Longitudinal trends for the eLife articles.

For the training set, we summarized our findings per article. This graph shows article counts for the “Definitely okay” and “Definitely problematic” categories for each year evaluated.

Trends by biology subdiscipline for the eLife articles.

For the training set, this graph shows the percentage of articles categorized as “Definitely problematic” for a given subdiscipline, as indicated in the article metadata. In many cases, a single article was associated with multiple subdisciplines; these articles are shown as “Multidisciplinary.” We used a χ² goodness-of-fit test to calculate the p-value, with the overall proportion of each discipline as the expected probability.

Receiver operating characteristic curve for the Convolutional Neural Network predictions for the images in the eLife hold-out test set.

This curve illustrates tradeoffs between sensitivity and specificity. The area under the curve is 0.89.

Precision-recall curve for the Convolutional Neural Network predictions for the images in the eLife hold-out test set.

This curve illustrates tradeoffs between precision and recall. The area under the curve is 0.75.

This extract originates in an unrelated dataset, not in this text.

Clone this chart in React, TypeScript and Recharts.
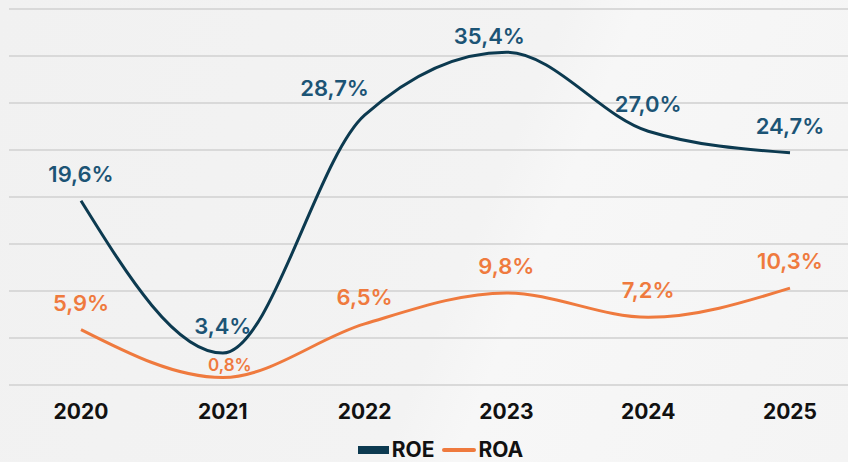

Receiver operating characteristic curve for the Convolutional Neural Network predictions for the images in the PubMed Central hold-out test set.

This curve illustrates tradeoffs between sensitivity and specificity. The area under the curve is 0.78.

Precision-recall curve for the Convolutional Neural Network predictions for the images in the PubMed Central hold-out test set.

This curve illustrates tradeoffs between precision and recall. The area under the curve is 0.39.